Yung Hin Lun – Chinese Prince Visits Seattle

Yung Hin Lun Certificate of Identity
“Yung Hin Lun, Certificate of Identity, #22775” 1916, Chinese Exclusion Act case files, RG 85, National Archives-Seattle, Yung Hin Lun file, Seattle, Box1211, Case 35100/1731.

Yung Hin Lun was admitted to the United States as a Section Six student at Yale, New Haven, Connecticut in 1918. He made several trips back to China and returned again in 1920 with a merchant status. Henry M. White, U.S. Commissioner of Immigration in Seattle said that although Yung Hin Lun was not in the U.S. long enough to obtain merchant status “there appears to be absolutely no question that Yung Hin Lun is in no sense a laborer but is on the contrary a Chinese of unusually high class…”
Yung Hin Lun was an electrical engineer for China Metals and Welding Company with offices in Hong Kong and New York. His white witnesses were Mr. L. Fowle and Mr. Merle Walker, Guarantee Trust Company, New York City. Fowle said Yung Hin Lun’s family owned a large bank in China with a branch on Wall Street.
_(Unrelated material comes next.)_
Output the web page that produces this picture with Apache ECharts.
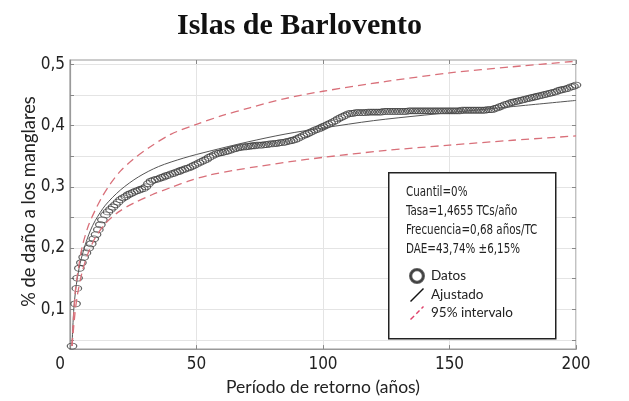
<!DOCTYPE html>
<html>
<head>
<meta charset="utf-8">
<script src="https://cdn.jsdelivr.net/npm/echarts@6/dist/echarts.min.js"></script>
<style>
  html, body { margin: 0; padding: 0; background: #fff; }
  #chart { width: 629px; height: 401px; }
</style>
</head>
<body>
<div id="chart"></div>
<script>
// Return period (years) and observed damage fraction
const dataX = [0.8, 2.2, 2.7, 3.0, 3.7, 4.5, 5.4, 6.3, 7.4, 8.4, 9.4, 10.3, 11.2, 12.0, 12.8,
  14, 15, 16, 17, 18, 19, 20, 21, 22, 23, 24, 25, 26, 27, 28, 29, 30,
  31, 32, 33, 34, 35, 36, 37, 38, 39, 40, 41, 42, 43, 44, 45, 46, 47, 48, 49, 50,
  51, 52, 53, 54, 55, 56, 57, 58, 59, 60, 61, 62, 63, 64, 65, 66, 67, 68, 69, 70,
  71, 72, 73, 74, 75, 76, 77, 78, 79, 80, 81, 82, 83, 84, 85, 86, 87, 88, 89, 90,
  91, 92, 93, 94, 95, 96, 97, 98, 99, 100, 101, 102, 103, 104, 105, 106, 107, 108, 109, 110,
  111, 112, 113, 114, 115, 116, 117, 118, 119, 120, 121, 122, 123, 124, 125, 126, 127, 128, 129, 130,
  131, 132, 133, 134, 135, 136, 137, 138, 139, 140, 141, 142, 143, 144, 145, 146, 147, 148, 149, 150,
  151, 152, 153, 154, 155, 156, 157, 158, 159, 160, 161, 162, 163, 164, 165, 166, 167, 168, 169, 170,
  171, 172, 173, 174, 175, 176, 177, 178, 179, 180, 181, 182, 183, 184, 185, 186, 187, 188, 189, 190,
  191, 192, 193, 194, 195, 196, 197, 198, 199, 200];
const dataY = [0.040, 0.109, 0.134, 0.151, 0.167, 0.176, 0.185, 0.192, 0.200, 0.207, 0.215, 0.222, 0.230, 0.238, 0.246,
  0.254, 0.259, 0.263, 0.267, 0.271, 0.275, 0.279, 0.282, 0.284, 0.287, 0.289, 0.291, 0.293, 0.294, 0.296, 0.297, 0.300,
  0.305, 0.309, 0.311, 0.312, 0.313, 0.315, 0.316, 0.318, 0.319, 0.321, 0.322, 0.324, 0.325, 0.327, 0.328, 0.330, 0.331, 0.333, 0.335, 0.337,
  0.339, 0.341, 0.343, 0.345, 0.348, 0.350, 0.352, 0.354, 0.355, 0.356, 0.357, 0.358, 0.359, 0.361, 0.362, 0.363, 0.364, 0.365, 0.365, 0.366,
  0.366, 0.367, 0.367, 0.368, 0.368, 0.368, 0.369, 0.369, 0.370, 0.370, 0.371, 0.371, 0.372, 0.372, 0.373, 0.374, 0.375, 0.376, 0.377, 0.379,
  0.381, 0.383, 0.385, 0.387, 0.389, 0.391, 0.393, 0.394, 0.396, 0.398, 0.400, 0.402, 0.404, 0.406, 0.408, 0.411, 0.413, 0.415, 0.417, 0.419,
  0.420, 0.420, 0.421, 0.421, 0.421, 0.421, 0.421, 0.422, 0.422, 0.422, 0.422, 0.422, 0.422, 0.423, 0.423, 0.423, 0.423, 0.423, 0.423, 0.423,
  0.423, 0.423, 0.423, 0.424, 0.424, 0.424, 0.424, 0.424, 0.424, 0.424, 0.424, 0.424, 0.424, 0.424, 0.424, 0.424, 0.424, 0.424, 0.424, 0.424,
  0.424, 0.424, 0.424, 0.424, 0.425, 0.425, 0.425, 0.425, 0.425, 0.425, 0.425, 0.425, 0.425, 0.425, 0.426, 0.426, 0.426, 0.428, 0.429, 0.431,
  0.432, 0.434, 0.435, 0.437, 0.438, 0.439, 0.440, 0.441, 0.442, 0.443, 0.444, 0.445, 0.446, 0.447, 0.448, 0.449, 0.450, 0.451, 0.452, 0.453,
  0.454, 0.455, 0.457, 0.458, 0.459, 0.460, 0.461, 0.463, 0.464, 0.466];

// Fitted curve
const fitX = [0.8, 1.5, 2.5, 4, 6, 8, 10, 14, 20, 27, 35, 45, 55, 70, 85, 100, 120, 140, 160, 180, 200];
const fitY = [0.040, 0.100, 0.140, 0.175, 0.205, 0.228, 0.245, 0.270, 0.295, 0.316, 0.333, 0.347, 0.358, 0.373, 0.386, 0.396, 0.408, 0.417, 0.425, 0.433, 0.441];

// 95% confidence band
const upperX = [0.8, 2, 3.4, 5, 7.4, 10, 12.6, 16, 20, 25, 31.6, 40, 50, 60, 71, 85, 100, 125, 150, 175, 200];
const upperY = [0.040, 0.125, 0.169, 0.205, 0.238, 0.262, 0.283, 0.305, 0.326, 0.345, 0.365, 0.386, 0.402, 0.416, 0.429, 0.444, 0.456, 0.472, 0.486, 0.496, 0.505];
const lowerX = [0.8, 2, 3, 4.7, 7, 10, 14, 19.2, 25, 32.4, 40, 47.4, 55, 65, 74, 87, 100, 124, 150, 175, 200];
const lowerY = [0.040, 0.095, 0.125, 0.159, 0.190, 0.217, 0.240, 0.259, 0.273, 0.287, 0.299, 0.310, 0.319, 0.327, 0.333, 0.341, 0.348, 0.359, 0.368, 0.376, 0.383];

// Axis ticks
const yLabelValues = [0.1, 0.2, 0.3, 0.4, 0.5];
const yTickValues = [0.05, 0.1, 0.15, 0.2, 0.25, 0.3, 0.35, 0.4, 0.45, 0.5];

const statLines = ['Cuantil=0%', 'Tasa=1,4655 TCs/año', 'Frecuencia=0,68 años/TC', 'DAE=43,74% ±6,15%'];

const zip = (xs, ys) => xs.map((x, i) => [x, ys[i]]);

const Y_MIN = 0.035, Y_MAX = 0.507;
const labelFont = '"DejaVu Sans Condensed", "Liberation Sans", sans-serif';
const gridColor = '#e4e4e4';
const frameColor = '#9a9a9a';
const tickColor = '#888';
const bandRed = '#d9707a';

const chart = echarts.init(document.getElementById('chart'), null, { renderer: 'canvas' });

const option = {
  animation: false,
  backgroundColor: '#fff',
  title: {
    text: 'Islas de Barlovento',
    left: 172,
    top: 6,
    textStyle: { fontFamily: '"Liberation Serif", "DejaVu Serif", serif', fontWeight: 'bold', fontSize: 30, color: '#111' }
  },
  grid: { left: 70, right: 53, top: 60, bottom: 43, show: true, borderColor: frameColor, borderWidth: 1.2, containLabel: false },
  xAxis: [{
    type: 'value', min: 0, max: 200, interval: 50,
    name: 'Período de retorno (años)', nameLocation: 'middle', nameGap: 17,
    nameTextStyle: { fontFamily: 'Lato, sans-serif', fontSize: 17.5, color: '#222' },
    axisLine: { show: true, onZero: false, lineStyle: { color: frameColor, width: 1.2 } },
    axisTick: { show: true, inside: true, length: 4, lineStyle: { color: tickColor } },
    axisLabel: {
      margin: 7, color: '#222', fontFamily: labelFont, fontSize: 17,
      alignMinLabel: 'right',
      formatter: v => v === 0 ? '{z|0}' : String(v),
      rich: { z: { fontFamily: labelFont, fontSize: 17, color: '#222', padding: [0, 5, 0, 0] } }
    },
    splitLine: { show: true, lineStyle: { color: gridColor, width: 1 } }
  }, {
    type: 'value', min: 0, max: 200, interval: 50, position: 'top',
    axisLine: { show: false, onZero: false },
    axisTick: { show: true, inside: true, length: 4, lineStyle: { color: tickColor } },
    axisLabel: { show: false }, splitLine: { show: false }
  }],
  yAxis: [{
    type: 'value', min: Y_MIN, max: Y_MAX,
    name: '% de daño a los manglares', nameLocation: 'middle', nameGap: 32, nameRotate: 90,
    nameMoveOverlap: false,
    nameTextStyle: { fontFamily: 'Lato, sans-serif', fontSize: 18.3, color: '#222', padding: [0, 0, 0, 6] },
    axisLine: { show: true, onZero: false, lineStyle: { color: frameColor, width: 1.2 } },
    axisTick: { show: true, inside: true, length: 4, customValues: yTickValues, lineStyle: { color: tickColor } },
    axisLabel: {
      margin: 5, color: '#222', fontFamily: labelFont, fontSize: 17,
      customValues: yLabelValues,
      formatter: v => v.toFixed(1).replace('.', ',')
    },
    splitLine: { show: true, lineStyle: { color: gridColor, width: 1 } }
  }, {
    type: 'value', min: Y_MIN, max: Y_MAX, position: 'right',
    axisLine: { show: false, onZero: false },
    axisTick: { show: true, inside: true, length: 4, customValues: yTickValues, lineStyle: { color: tickColor } },
    axisLabel: { show: false }, splitLine: { show: false }
  }],
  legend: {
    orient: 'vertical', left: 404, top: 263, itemGap: 4, itemWidth: 14, itemHeight: 14, z: 20,
    selectedMode: false,
    textStyle: { fontFamily: 'Lato, sans-serif', fontSize: 13.5, color: '#222', padding: [0, 0, 0, 2] },
    data: [
      { name: 'Datos', icon: 'path://M7,2 A5,5 0 1 1 6.99,2 Z M7,2.9 A4.1,4.1 0 1 0 7.01,2.9 Z', itemStyle: { color: '#111' } },
      { name: 'Ajustado', icon: 'path://M0,13 L1,14 L14,1 L13,0 Z', itemStyle: { color: '#111' } },
      { name: '95% intervalo', icon: 'path://M0,13 L1,14 L4.6,10.4 L3.6,9.4 Z M5.8,7.2 L6.8,8.2 L10,5 L9,4 Z M11,2 L12,3 L14,1 L13,0 Z', itemStyle: { color: '#e0406a' } }
    ]
  },
  graphic: [
    {
      type: 'rect', left: 388, top: 172, z: 5,
      shape: { width: 167, height: 166 },
      style: { fill: '#fff', stroke: '#222', lineWidth: 1.5 }
    },
    ...statLines.map((t, i) => ({
      type: 'text', x: 406, y: 185 + i * 19, z: 6, scaleX: 0.85,
      style: { text: t, fill: '#222', font: '13.5px ' + labelFont }
    }))
  ],
  series: [
    {
      name: 'Datos', type: 'scatter', data: zip(dataX, dataY),
      symbol: 'circle', symbolSize: [9.5, 6], z: 2,
      itemStyle: { color: 'rgba(255,255,255,0)', borderColor: '#3a3a3a', borderWidth: 1.0 }
    },
    {
      name: 'Ajustado', type: 'line', data: zip(fitX, fitY), smooth: 0.3,
      showSymbol: false, z: 3,
      lineStyle: { color: '#555', width: 1 }
    },
    {
      name: '95% intervalo', type: 'line', data: zip(upperX, upperY), smooth: 0.3,
      showSymbol: false, z: 4, color: '#e0406a',
      lineStyle: { color: bandRed, width: 1.3, type: [8, 5] }
    },
    {
      name: '95% intervalo', type: 'line', data: zip(lowerX, lowerY), smooth: 0.3,
      showSymbol: false, z: 4, color: '#e0406a',
      lineStyle: { color: bandRed, width: 1.3, type: [8, 5] }
    }
  ]
};

chart.setOption(option);
</script>
</body>
</html>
A Seattle Times article on 2 September 1919 had this headline, “Chinese Prince Visits Seattle, Acts as Secretary to Mission, Scion of Imperial Kwang Hsu, Family Perturbed Because identity is Discovered. Spends 2 Years in U. S.” With the article are photos of Prince Hin Lun and B.M. Chan.
Yung Hin Lun served in a secretarial capacity for Dr. T. Hsieh, representative of the Chinese Merchants’ Guilds, who was in the U.S.to promote Chinese diplomatic and commercial interest. They were accompanied by B. M. Chan, a multi-millionaire banker from Havana, Cuba.